The Kurdish question, which spans Iran, Iraq, Turkey, and Syria, cannot be resolved within the framework of existing capitalist nation-states, much less through alliances with the imperialist powers that drew those borders in the first place. The solution lies not in the creation of new, weak, dependent capitalist statelets—which would inevitably become pawns in the great-power struggle for control of the Middle East—but in the revolutionary unification of the working class across all national and ethnic divisions, fighting for a Socialist Federation of the Middle East.
This requires, above all, the building of sections of the International Committee of the Fourth International in Iran, Turkey, and across the region. Only through the overthrow of capitalism—the Islamic Republic, the Kurdish bourgeois leaderships, the Turkish state, the Gulf monarchies, the Zionist State of Israel, and the imperialist powers that stand behind them all—can the democratic and social aspirations of the Kurdish people, and of all the oppressed peoples of the Middle East, be realized. The success of this struggle depends on workers in the Middle East forging a revolutionary class unity with workers in the US, Europe, and the rest of the world.

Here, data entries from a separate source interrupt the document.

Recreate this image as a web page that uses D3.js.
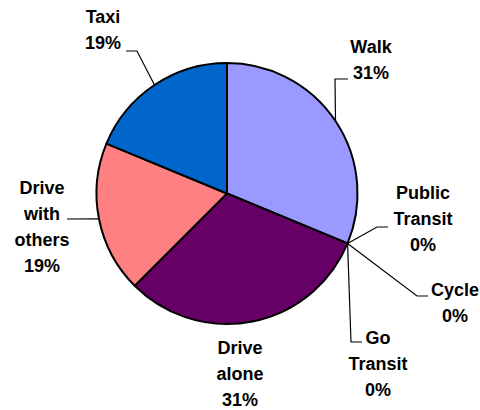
<!DOCTYPE html>
<html>
<head>
<meta charset="utf-8">
<script src="https://cdn.jsdelivr.net/npm/d3@7"></script>
<style>
  html, body { margin: 0; padding: 0; background: #fff; }
  svg { display: block; }
</style>
</head>
<body>
<svg id="chart" width="480" height="410"></svg>
<script>
// ---- data ----
const categories = ["Walk", "Public Transit", "Cycle", "Go Transit", "Drive alone", "Drive with others", "Taxi"];
const values = [5, 0, 0, 0, 5, 3, 3];
const colors = ["#9999FF", "#993366", "#FFFFCC", "#CCFFFF", "#660066", "#FF8080", "#0066CC"];
const labelLines = [["Walk"], ["Public", "Transit"], ["Cycle"], ["Go", "Transit"], ["Drive", "alone"], ["Drive", "with", "others"], ["Taxi"]];

// ---- layout (label placement) ----
const labelPos = [
  {x: 371, y: 47,  leader: [[335, 79], [348, 79]]},
  {x: 423, y: 193, leader: [[377, 227], [388, 227]]},
  {x: 455, y: 290, leader: [[417, 296], [428, 296]]},
  {x: 378, y: 338, leader: [[351, 342], [362, 342]]},
  {x: 240, y: 348, leader: null},
  {x: 42,  y: 188, leader: [[67, 219]]},
  {x: 103, y: 17,  leader: [[137, 51], [126, 51]]}
];

const cx = 227, cy = 193.5, R = 130.5;
const lineH = 26;
const total = d3.sum(values);
const fmt = d3.format(".0%");

const svg = d3.select("#chart");
const g = svg.append("g").attr("transform", `translate(${cx},${cy})`);

const pie = d3.pie().sort(null).value(d => d.value);
const data = categories.map((c, i) => ({name: c, value: values[i], i}));
const arcs = pie(data);
const arc = d3.arc().innerRadius(0).outerRadius(R);

g.selectAll("path.slice")
  .data(arcs.filter(a => a.data.value > 0))
  .join("path")
  .attr("class", "slice")
  .attr("d", arc)
  .attr("fill", d => colors[d.data.i])
  .attr("stroke", "#000")
  .attr("stroke-width", 2)
  .attr("stroke-linejoin", "round");

// leader lines
const edgePoint = a => {
  const m = (a.startAngle + a.endAngle) / 2;
  return [cx + R * Math.sin(m), cy - R * Math.cos(m)];
};
const line = d3.line();
arcs.forEach((a, k) => {
  const lp = labelPos[k];
  if (!lp.leader) return;
  const pts = [edgePoint(a), ...lp.leader];
  svg.append("path")
    .attr("d", line(pts))
    .attr("fill", "none")
    .attr("stroke", "#000")
    .attr("stroke-width", 1.2);
});

// labels
arcs.forEach((a, k) => {
  const lp = labelPos[k];
  const lines = labelLines[k].concat([fmt(a.data.value / total)]);
  const t = svg.append("text")
    .attr("x", lp.x)
    .attr("y", lp.y)
    .attr("text-anchor", "middle")
    .attr("font-family", "'Liberation Sans', Arial, sans-serif")
    .attr("font-weight", "bold")
    .attr("font-size", 18)
    .attr("fill", "#000");
  lines.forEach((s, j) => {
    t.append("tspan")
      .attr("x", lp.x)
      .attr("y", lp.y + j * lineH)
      .attr("dominant-baseline", "central")
      .text(s);
  });
});
</script>
</body>
</html>
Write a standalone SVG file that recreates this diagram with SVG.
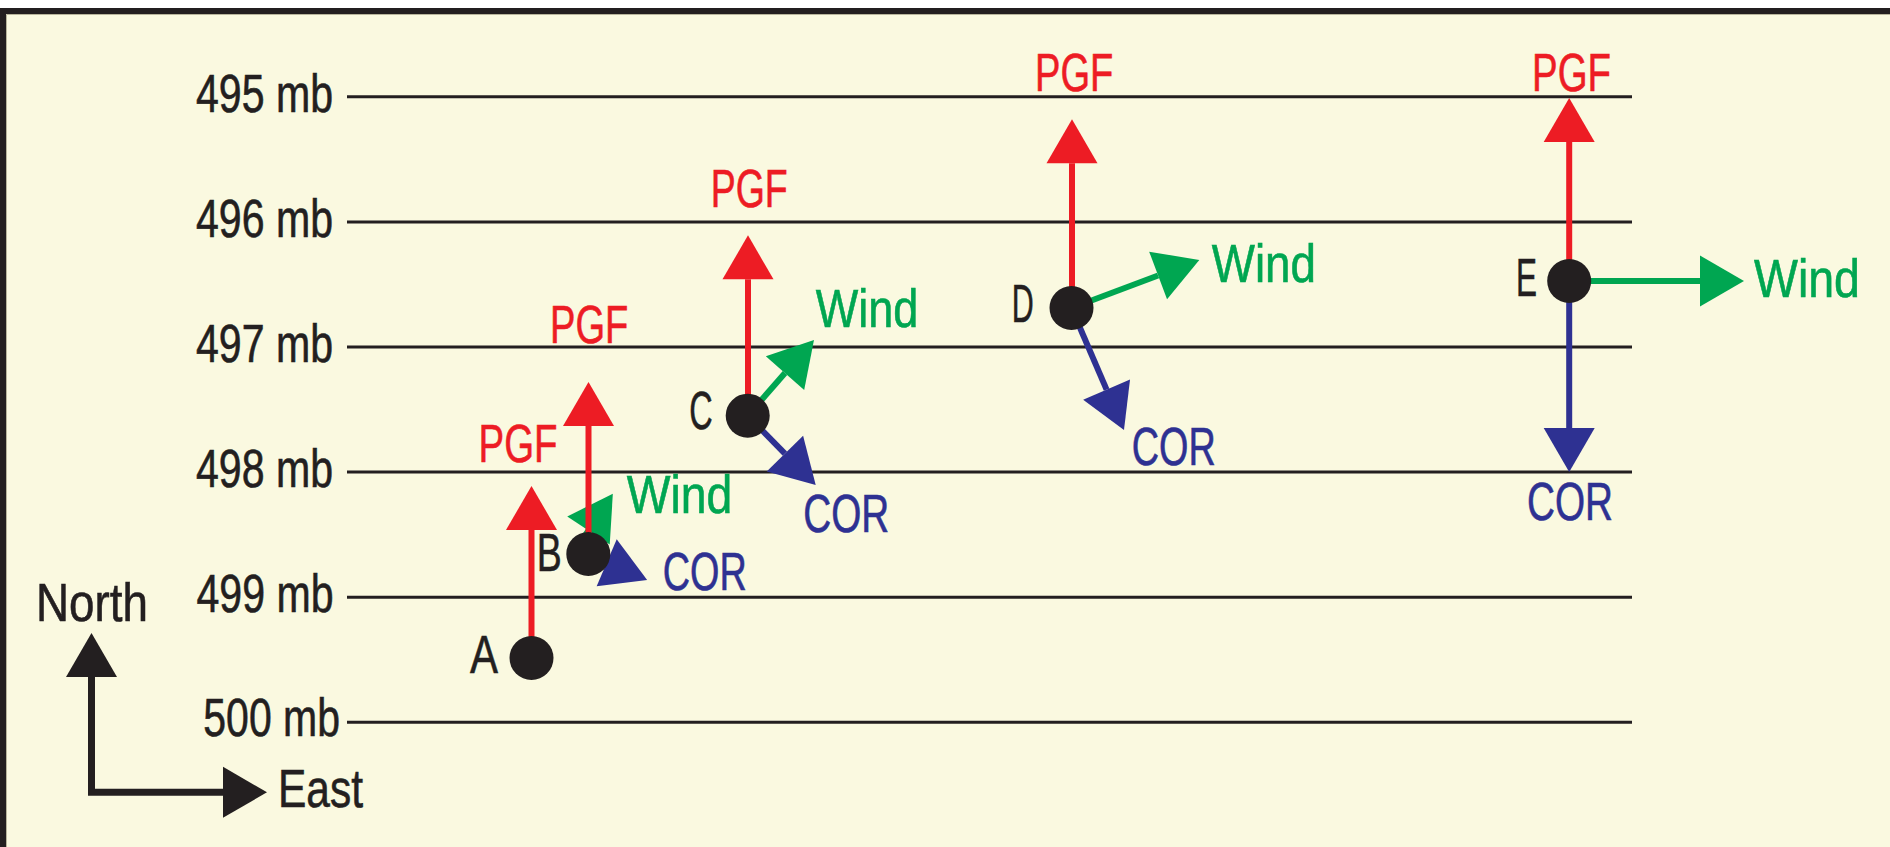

The newly formed Kurdish nationalist coalition in Iran and its statement, far from advancing this struggle, stand against it. Issued at the very moment that American imperialism is preparing to rain destruction on Iran, it aligns the Kurdish movement with the war drive and offers the democratic rights of the Kurdish people as a justification for imperialist aggression. It is one more expression of the political bankruptcy that the ICFI has identified and opposed for decades: the transformation of bourgeois nationalism from a historically limited but once partially progressive force into an open instrument of imperialist reaction. The working class must draw the necessary conclusions and turn to the program of world socialist revolution.